For each line below that contains the string "this", copy that line.

_Given records_
•••••

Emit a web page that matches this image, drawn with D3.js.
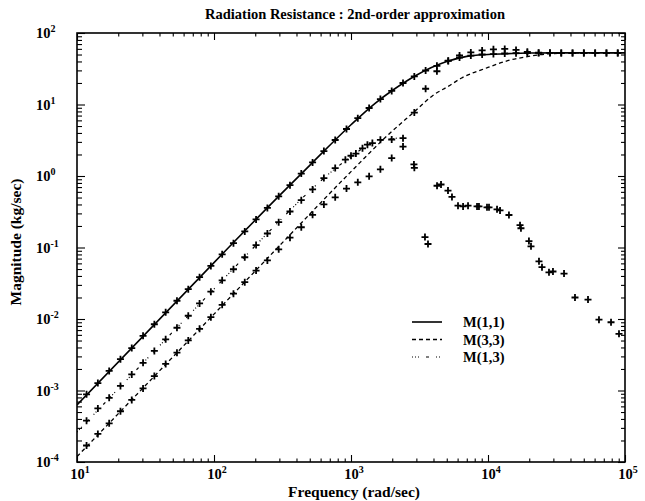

•••••

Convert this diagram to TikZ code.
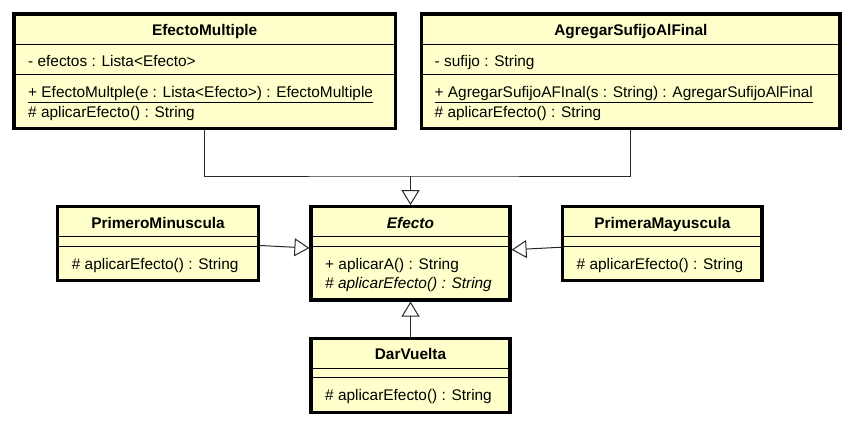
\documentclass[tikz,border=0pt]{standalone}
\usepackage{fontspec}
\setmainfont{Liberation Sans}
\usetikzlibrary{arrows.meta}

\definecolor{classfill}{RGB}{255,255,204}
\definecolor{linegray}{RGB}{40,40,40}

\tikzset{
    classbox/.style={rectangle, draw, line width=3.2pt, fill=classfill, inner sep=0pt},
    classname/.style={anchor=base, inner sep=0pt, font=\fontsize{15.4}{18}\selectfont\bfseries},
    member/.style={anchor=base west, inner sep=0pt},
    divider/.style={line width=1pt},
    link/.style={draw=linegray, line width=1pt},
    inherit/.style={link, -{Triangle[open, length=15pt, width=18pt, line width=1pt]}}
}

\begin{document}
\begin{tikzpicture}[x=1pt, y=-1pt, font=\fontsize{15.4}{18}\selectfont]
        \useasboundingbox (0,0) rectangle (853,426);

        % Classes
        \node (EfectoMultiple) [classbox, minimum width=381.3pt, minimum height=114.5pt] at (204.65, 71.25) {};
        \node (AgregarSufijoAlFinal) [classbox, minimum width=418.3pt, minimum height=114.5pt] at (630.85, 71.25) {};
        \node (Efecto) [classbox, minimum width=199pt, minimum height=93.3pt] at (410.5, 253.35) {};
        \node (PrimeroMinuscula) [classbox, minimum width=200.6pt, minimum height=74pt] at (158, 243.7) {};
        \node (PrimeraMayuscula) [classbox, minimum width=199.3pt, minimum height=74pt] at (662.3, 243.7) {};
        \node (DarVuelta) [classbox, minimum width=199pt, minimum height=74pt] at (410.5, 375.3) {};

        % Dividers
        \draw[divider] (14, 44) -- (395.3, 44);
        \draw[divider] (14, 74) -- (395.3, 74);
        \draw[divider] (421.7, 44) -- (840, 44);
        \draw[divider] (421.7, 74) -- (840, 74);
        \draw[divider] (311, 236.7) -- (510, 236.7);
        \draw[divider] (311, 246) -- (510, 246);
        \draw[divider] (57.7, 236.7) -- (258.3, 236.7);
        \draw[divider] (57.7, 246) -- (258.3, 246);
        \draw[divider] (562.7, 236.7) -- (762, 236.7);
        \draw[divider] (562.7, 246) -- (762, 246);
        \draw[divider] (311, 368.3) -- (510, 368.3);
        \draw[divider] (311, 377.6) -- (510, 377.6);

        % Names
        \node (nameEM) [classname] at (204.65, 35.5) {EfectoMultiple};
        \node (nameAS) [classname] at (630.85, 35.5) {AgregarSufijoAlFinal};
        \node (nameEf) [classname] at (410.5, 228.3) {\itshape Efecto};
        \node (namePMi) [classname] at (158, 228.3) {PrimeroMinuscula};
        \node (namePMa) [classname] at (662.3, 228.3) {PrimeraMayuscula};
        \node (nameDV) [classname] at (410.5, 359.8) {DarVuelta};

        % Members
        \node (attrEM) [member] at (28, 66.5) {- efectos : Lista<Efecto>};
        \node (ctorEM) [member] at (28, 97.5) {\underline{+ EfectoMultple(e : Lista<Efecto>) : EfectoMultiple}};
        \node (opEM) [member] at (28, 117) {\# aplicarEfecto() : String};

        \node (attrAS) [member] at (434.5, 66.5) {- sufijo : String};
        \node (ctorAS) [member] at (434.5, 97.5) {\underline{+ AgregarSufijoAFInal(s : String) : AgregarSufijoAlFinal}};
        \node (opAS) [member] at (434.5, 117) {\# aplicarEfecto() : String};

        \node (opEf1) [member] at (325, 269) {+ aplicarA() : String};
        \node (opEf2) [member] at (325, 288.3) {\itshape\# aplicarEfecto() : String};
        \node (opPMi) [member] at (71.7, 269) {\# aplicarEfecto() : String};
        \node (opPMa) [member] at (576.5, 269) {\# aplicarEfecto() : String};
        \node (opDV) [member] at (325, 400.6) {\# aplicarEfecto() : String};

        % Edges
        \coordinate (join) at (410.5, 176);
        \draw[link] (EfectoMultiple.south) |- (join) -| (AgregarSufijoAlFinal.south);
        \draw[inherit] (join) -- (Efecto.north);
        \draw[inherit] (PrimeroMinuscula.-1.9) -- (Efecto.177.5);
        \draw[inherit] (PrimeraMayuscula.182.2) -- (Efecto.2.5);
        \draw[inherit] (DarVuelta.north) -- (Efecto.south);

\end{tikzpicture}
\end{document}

•••••

_Task answer_
Emit a web page that matches this image, drawn with D3.js.
Convert this diagram to TikZ code.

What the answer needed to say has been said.